### Given instruction
Print each line of the listing once more, precisely as given.
• • • •
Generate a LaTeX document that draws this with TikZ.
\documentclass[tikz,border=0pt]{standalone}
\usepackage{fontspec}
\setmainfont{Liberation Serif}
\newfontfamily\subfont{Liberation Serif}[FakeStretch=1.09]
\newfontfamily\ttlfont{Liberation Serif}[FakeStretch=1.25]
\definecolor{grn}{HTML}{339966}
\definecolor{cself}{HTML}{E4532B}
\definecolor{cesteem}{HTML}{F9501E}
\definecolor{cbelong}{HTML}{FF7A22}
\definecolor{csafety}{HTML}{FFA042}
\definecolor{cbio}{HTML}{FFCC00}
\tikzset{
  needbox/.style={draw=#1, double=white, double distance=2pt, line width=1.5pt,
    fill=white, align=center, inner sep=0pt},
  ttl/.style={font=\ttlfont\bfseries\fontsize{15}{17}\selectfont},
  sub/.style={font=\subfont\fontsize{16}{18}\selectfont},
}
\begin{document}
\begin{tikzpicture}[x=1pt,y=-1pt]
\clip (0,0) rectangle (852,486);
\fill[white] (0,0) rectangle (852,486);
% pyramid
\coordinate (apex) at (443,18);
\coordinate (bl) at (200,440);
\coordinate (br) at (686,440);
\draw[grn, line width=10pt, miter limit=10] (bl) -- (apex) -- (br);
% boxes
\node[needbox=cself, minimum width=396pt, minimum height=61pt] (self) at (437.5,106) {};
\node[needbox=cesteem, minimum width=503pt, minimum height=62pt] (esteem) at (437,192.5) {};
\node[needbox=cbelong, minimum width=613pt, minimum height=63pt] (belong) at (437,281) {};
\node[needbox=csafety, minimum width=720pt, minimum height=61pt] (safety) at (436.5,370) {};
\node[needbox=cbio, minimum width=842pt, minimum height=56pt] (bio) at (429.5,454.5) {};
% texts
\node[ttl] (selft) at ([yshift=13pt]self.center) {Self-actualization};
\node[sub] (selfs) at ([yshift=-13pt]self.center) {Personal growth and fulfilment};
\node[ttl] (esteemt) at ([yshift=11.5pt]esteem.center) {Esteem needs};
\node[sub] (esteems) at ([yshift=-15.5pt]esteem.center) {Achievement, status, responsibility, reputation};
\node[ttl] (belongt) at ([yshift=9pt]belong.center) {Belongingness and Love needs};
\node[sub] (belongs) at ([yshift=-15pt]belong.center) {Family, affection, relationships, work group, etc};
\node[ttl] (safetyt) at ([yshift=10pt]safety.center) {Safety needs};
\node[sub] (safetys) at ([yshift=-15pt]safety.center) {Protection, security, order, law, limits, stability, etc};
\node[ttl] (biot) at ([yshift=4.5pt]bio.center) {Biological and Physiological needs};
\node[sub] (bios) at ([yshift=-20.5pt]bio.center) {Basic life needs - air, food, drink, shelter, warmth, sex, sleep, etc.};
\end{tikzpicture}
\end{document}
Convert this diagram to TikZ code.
• • • •
### Written solution
Generate a LaTeX document that draws this with TikZ.
\documentclass[tikz,border=0pt]{standalone}
\usepackage{fontspec}
\setmainfont{Liberation Serif}
\newfontfamily\subfont{Liberation Serif}[FakeStretch=1.09]
\newfontfamily\ttlfont{Liberation Serif}[FakeStretch=1.25]
\definecolor{grn}{HTML}{339966}
\definecolor{cself}{HTML}{E4532B}
\definecolor{cesteem}{HTML}{F9501E}
\definecolor{cbelong}{HTML}{FF7A22}
\definecolor{csafety}{HTML}{FFA042}
\definecolor{cbio}{HTML}{FFCC00}
\tikzset{
  needbox/.style={draw=#1, double=white, double distance=2pt, line width=1.5pt,
    fill=white, align=center, inner sep=0pt},
  ttl/.style={font=\ttlfont\bfseries\fontsize{15}{17}\selectfont},
  sub/.style={font=\subfont\fontsize{16}{18}\selectfont},
}
\begin{document}
\begin{tikzpicture}[x=1pt,y=-1pt]
\clip (0,0) rectangle (852,486);
\fill[white] (0,0) rectangle (852,486);
% pyramid
\coordinate (apex) at (443,18);
\coordinate (bl) at (200,440);
\coordinate (br) at (686,440);
\draw[grn, line width=10pt, miter limit=10] (bl) -- (apex) -- (br);
% boxes
\node[needbox=cself, minimum width=396pt, minimum height=61pt] (self) at (437.5,106) {};
\node[needbox=cesteem, minimum width=503pt, minimum height=62pt] (esteem) at (437,192.5) {};
\node[needbox=cbelong, minimum width=613pt, minimum height=63pt] (belong) at (437,281) {};
\node[needbox=csafety, minimum width=720pt, minimum height=61pt] (safety) at (436.5,370) {};
\node[needbox=cbio, minimum width=842pt, minimum height=56pt] (bio) at (429.5,454.5) {};
% texts
\node[ttl] (selft) at ([yshift=13pt]self.center) {Self-actualization};
\node[sub] (selfs) at ([yshift=-13pt]self.center) {Personal growth and fulfilment};
\node[ttl] (esteemt) at ([yshift=11.5pt]esteem.center) {Esteem needs};
\node[sub] (esteems) at ([yshift=-15.5pt]esteem.center) {Achievement, status, responsibility, reputation};
\node[ttl] (belongt) at ([yshift=9pt]belong.center) {Belongingness and Love needs};
\node[sub] (belongs) at ([yshift=-15pt]belong.center) {Family, affection, relationships, work group, etc};
\node[ttl] (safetyt) at ([yshift=10pt]safety.center) {Safety needs};
\node[sub] (safetys) at ([yshift=-15pt]safety.center) {Protection, security, order, law, limits, stability, etc};
\node[ttl] (biot) at ([yshift=4.5pt]bio.center) {Biological and Physiological needs};
\node[sub] (bios) at ([yshift=-20.5pt]bio.center) {Basic life needs - air, food, drink, shelter, warmth, sex, sleep, etc.};
\end{tikzpicture}
\end{document}
Convert this diagram to TikZ code.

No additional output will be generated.